18/19 Parnell Square
Situated on Parnell Square North in Dublin City.
One of Ireland’s greatest restaurant success stories has to be Chapter One. It was a bit like the way famous movie stars describe themselves as being an “overnight success” after ten years hard slog in fringe theatres. When Ross Lewis and Martin Corbett first opened their restaurant in a basement under the Writers Museum on Parnell Square, many people told them they were out of their minds but they proved beyond all doubt that they knew what they were doing.
With Ross Lewis incredible food and Martin’s inimitable front of house welcome “It’s an honour to have you”, the great and the good were soon beating their way to Parnell Square and Chapter One was awarded a coveted Michelin Star. The thing too that makes Chapter One such a popular dining destination is that it is never overpowering or stuffy and offers very good value for the quality and style of food on offer. The cuisine is very much modern Irish fare with continental twists. They do an excellent value lunch menu Tuesday thru Friday with two courses being €30 and three courses being €37.50. The menu will include dishes such as celeriac remoulade and apple salad with spiced pork belly with a duck jelly; or black pudding and veal sweetbread boudin paired with saute queen scallops and a sauce soubice.
Every night they slow roast shoulder of lamb or maybe pork for the lunch menu, or maybe it might include braised veal breast, risotto Milanese. Desserts of course are elegant and the cheese selection ginormous. Starters on the Dinner ALC are suitably sophisticated and are priced around the €14/€22 mark – the upper price being for Atlantic lobster with potato salad, broad beans, and a vinaigrette of lemongrass, lime and mint.
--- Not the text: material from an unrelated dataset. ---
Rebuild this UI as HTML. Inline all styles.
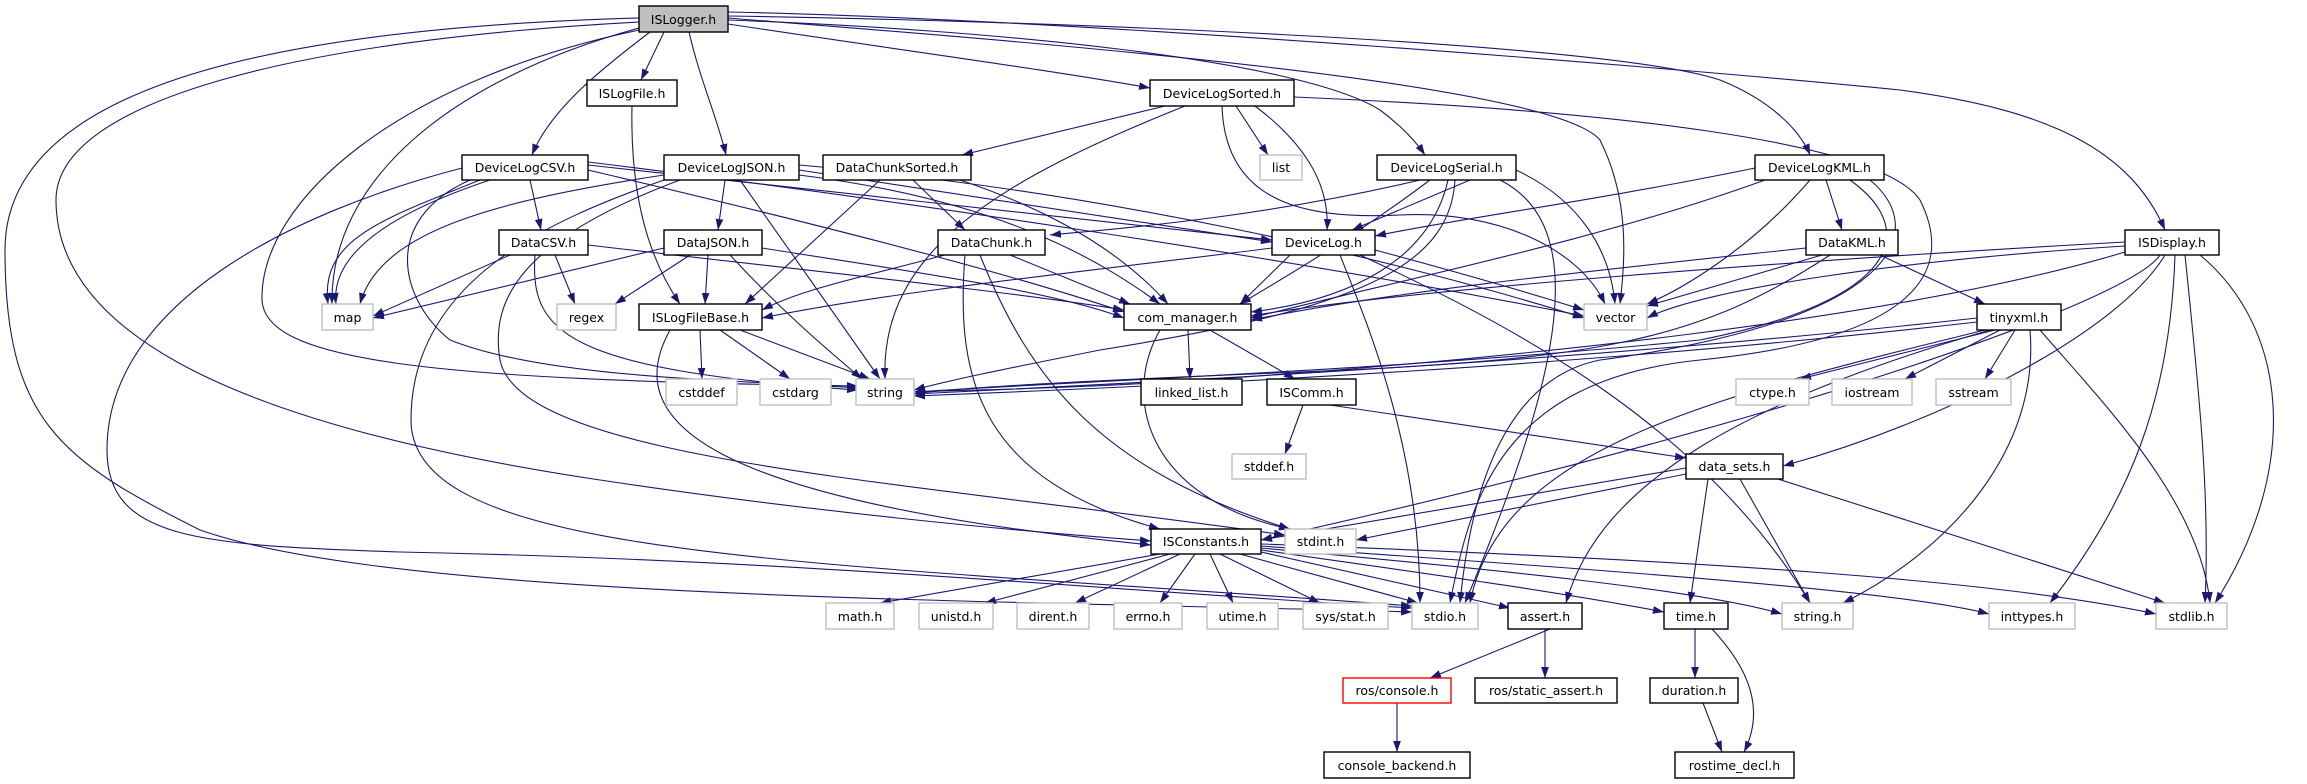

Langoustine and smoked bacon spring roll is with a red pepper Basquaise puree and basil whilst an organic egg is poached in red wine and served with Ferguson’s smoked bacon, watercress and stuffed morels.
ALC mains are around €35. John Dory is with crushed Jerusalem artichoke, Morteau sausage, poached shellfish, preserved lemon butter and tarragon emulsion; loin of rabbit is stuffed with veal and smoked bacon, served with cep puree and glazed carrots, shepherd’s pie of rabbit and polenta, and cep oil. Desserts at dinner include a stunning olive oil and nutmeg tart with dried banana, truffled honey ice cream and toffee sauce; molten apple fondant, Calvados sauce, cinnamon ice cream; and red wine poached pear with liqourice ice cream, sesame tuille with pear and lemon mousse, Arlette biscuit. The wine list at Chapter One, as one might expect, is a enormous and a serious affair but once again, there is something here for every pocket with wines available from €30. Being very close to both the Gate and Abbey Theatres, Chapter One do a legendary pre-Theatre menu at 6 p.m at €37.50 with the table being vacated at 7.45 p.m.